> **EXERCISE AIM**:
Starting at the line that contains "Generate a Python" and stopping at the line that contains "import pandas as pd", copy every line exactly, both ends included, without the pictures.

## Begin DATA EXTRACT

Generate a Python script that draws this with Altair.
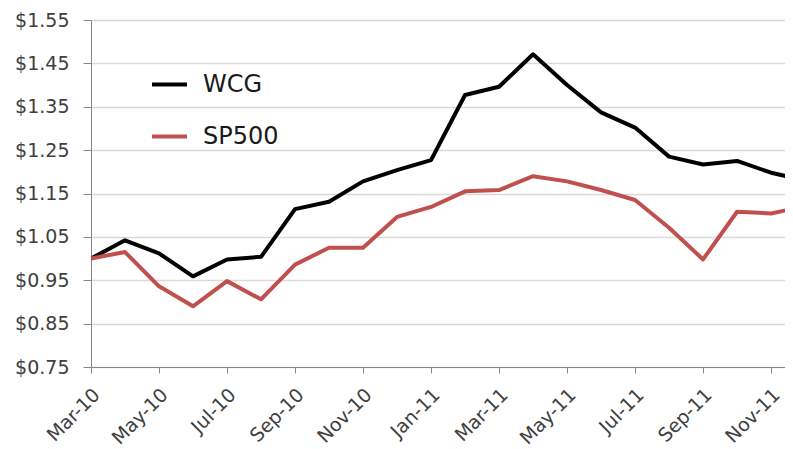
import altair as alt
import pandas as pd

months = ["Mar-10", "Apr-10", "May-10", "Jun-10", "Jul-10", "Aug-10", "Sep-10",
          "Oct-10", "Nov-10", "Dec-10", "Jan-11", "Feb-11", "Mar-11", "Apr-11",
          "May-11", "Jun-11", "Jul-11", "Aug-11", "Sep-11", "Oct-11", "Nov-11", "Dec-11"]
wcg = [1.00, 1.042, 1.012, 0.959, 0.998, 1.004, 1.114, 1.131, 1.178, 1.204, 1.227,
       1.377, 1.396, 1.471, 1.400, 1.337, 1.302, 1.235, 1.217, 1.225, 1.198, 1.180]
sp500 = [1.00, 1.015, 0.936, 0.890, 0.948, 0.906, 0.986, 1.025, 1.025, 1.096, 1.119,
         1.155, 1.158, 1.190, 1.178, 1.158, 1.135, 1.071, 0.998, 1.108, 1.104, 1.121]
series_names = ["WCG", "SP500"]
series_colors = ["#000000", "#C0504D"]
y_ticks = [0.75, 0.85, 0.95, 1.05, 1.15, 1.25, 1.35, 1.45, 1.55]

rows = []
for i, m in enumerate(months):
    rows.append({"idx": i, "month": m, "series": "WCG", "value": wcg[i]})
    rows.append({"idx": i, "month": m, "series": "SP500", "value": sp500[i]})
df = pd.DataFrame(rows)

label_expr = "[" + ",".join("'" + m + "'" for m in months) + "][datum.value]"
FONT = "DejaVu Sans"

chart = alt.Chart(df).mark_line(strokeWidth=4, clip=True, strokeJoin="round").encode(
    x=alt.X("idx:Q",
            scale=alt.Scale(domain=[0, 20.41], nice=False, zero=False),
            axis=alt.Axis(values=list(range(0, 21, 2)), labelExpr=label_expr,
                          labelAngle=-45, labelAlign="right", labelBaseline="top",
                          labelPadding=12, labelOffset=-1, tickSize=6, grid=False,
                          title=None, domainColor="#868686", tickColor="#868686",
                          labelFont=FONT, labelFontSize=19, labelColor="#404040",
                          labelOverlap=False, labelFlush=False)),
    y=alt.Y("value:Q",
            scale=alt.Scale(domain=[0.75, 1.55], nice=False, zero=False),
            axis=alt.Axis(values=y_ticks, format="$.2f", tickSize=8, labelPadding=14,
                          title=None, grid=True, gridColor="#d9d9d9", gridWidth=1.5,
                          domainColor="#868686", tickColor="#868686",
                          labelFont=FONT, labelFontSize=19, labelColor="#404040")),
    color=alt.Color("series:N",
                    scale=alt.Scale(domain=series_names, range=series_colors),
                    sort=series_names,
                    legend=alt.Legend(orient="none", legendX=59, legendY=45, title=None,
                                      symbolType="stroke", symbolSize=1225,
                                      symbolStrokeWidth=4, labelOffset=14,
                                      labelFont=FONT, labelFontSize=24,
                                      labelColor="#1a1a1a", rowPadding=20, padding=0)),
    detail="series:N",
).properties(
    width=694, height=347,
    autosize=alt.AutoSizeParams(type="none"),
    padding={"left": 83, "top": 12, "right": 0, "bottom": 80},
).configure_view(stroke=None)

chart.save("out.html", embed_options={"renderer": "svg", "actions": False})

## End DATA EXTRACT
## Begin DATA EXTRACT

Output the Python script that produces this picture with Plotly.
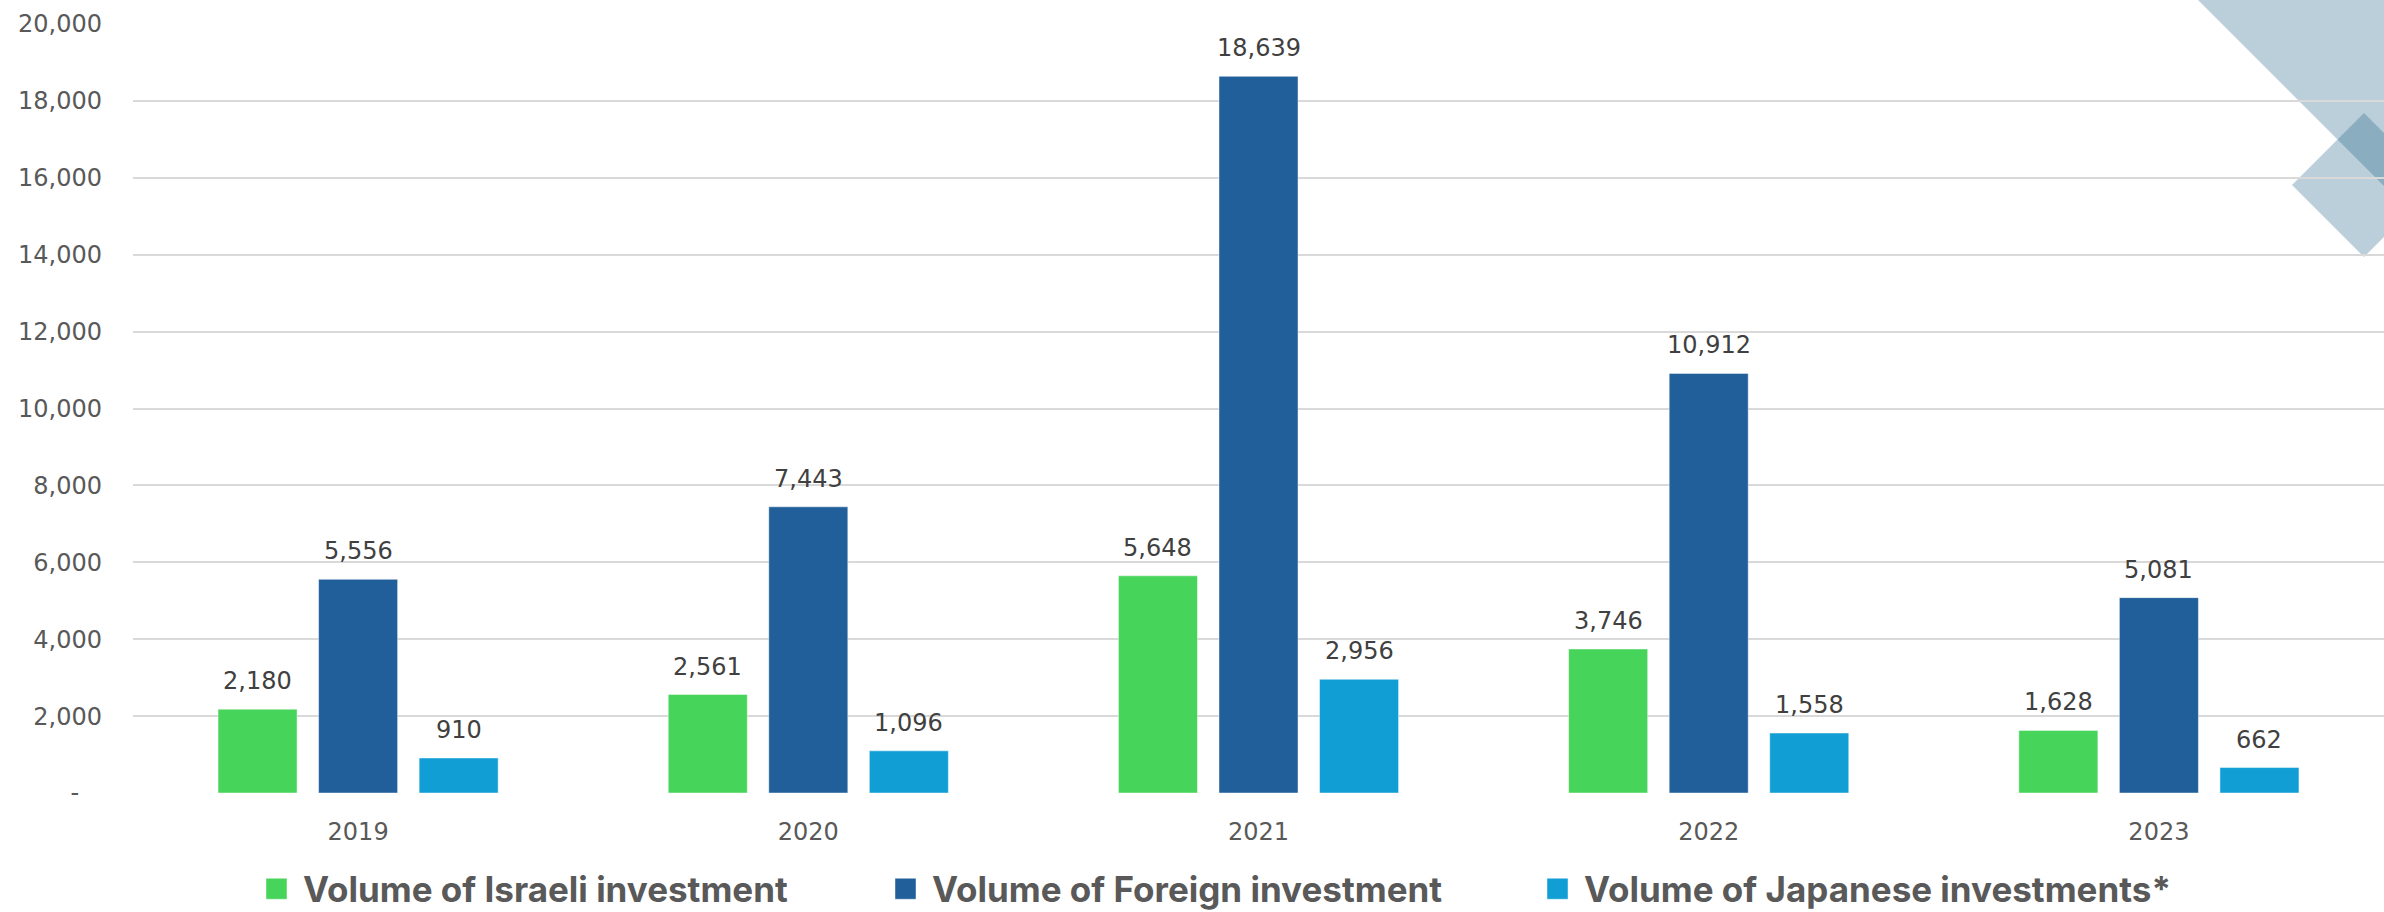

## End DATA EXTRACT

> **TASK RESULT**:
Generate a Python script that draws this with Altair.
import altair as alt
import pandas as pd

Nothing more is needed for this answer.